警察欲言又止,但见他面色淡漠,不像是能劝动的,又看向他旁边那个人,那人比他还冷漠,于是把劝说的话咽了回去。
“那行。”警察不再多话,转而从公文包里拿出一包塑封好的东西递给钟渝,“这些是遗物,你们带回去吧,还有就是……”他似乎犹豫了下,还是说:“节哀。”
钟渝轻声道了谢。
警察走后,在等待殡仪车的时间里,钟渝打开密封条,将里面的东西一样样拿出来。
钱包、手机、钥匙,就这三样。
他向来不显情绪,凡事都喜欢埋在心里,贺云承担心他,“实在不行的话,晚点再看吧。”
“我没事。”钟渝轻轻摇头,把手机和钥匙放到一边,将对折的钱包展开,看到夹在里面的那张旧照片时,呼吸微滞。

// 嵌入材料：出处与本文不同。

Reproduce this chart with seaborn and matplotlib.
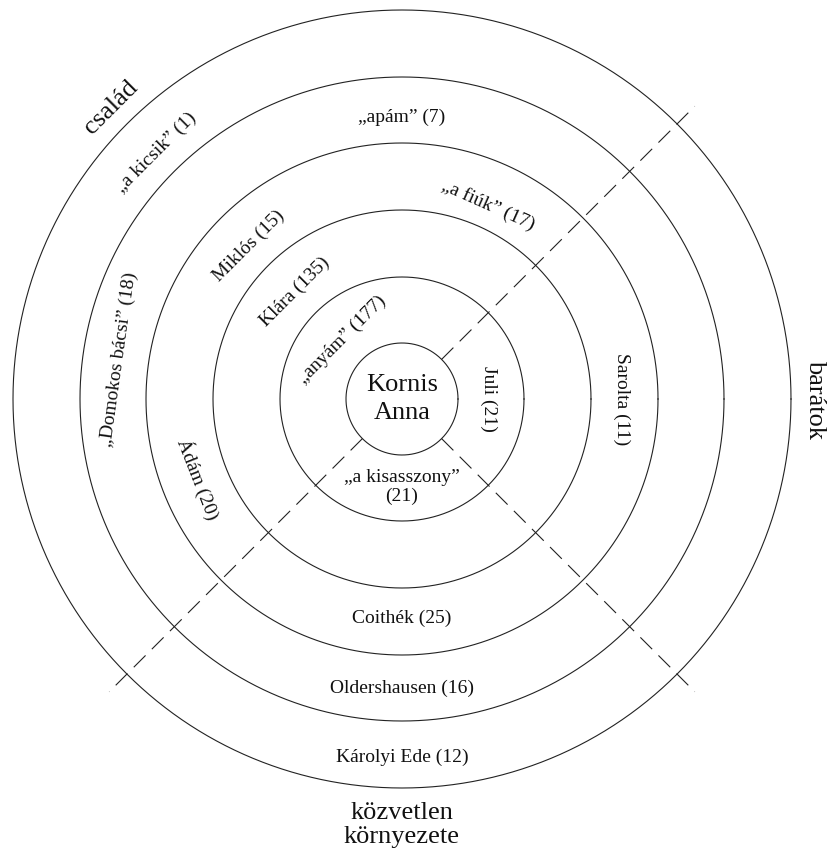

贺云承听到他发出了一道短促的气声,说不出是轻笑还是轻嗤,“怎么了?”
他凑过去一看,顿时也微微一怔。
照片很老了,已经模糊泛黄,但还是能看清是一家三口,男的和女的各戴了个尖尖的小圆帽,是彩色的带个小球,给人过生日时会戴的那种。中间的小孩鼻尖沾着奶油,新换的门牙还没长好,三个人都在对着镜头笑。
钟渝脸上的表情也很奇怪,非要形容的话,就好比咬了口蛋糕,结果发现里面有半截苍蝇。
钟展庭把照片夹钱包里是个什么意思?显示对钟渝母子的思念?
贺云承有被膈应到,要是不清楚他干的那些破事,还以为他对妻儿有多深情呢。
钟渝把钱包里的东西都取了出来,除了照片,还有身份证银行卡,几张面值不大的纸钞,一张写了他母亲郑希芸墓地位置的纸条,以及一张回家的高铁票。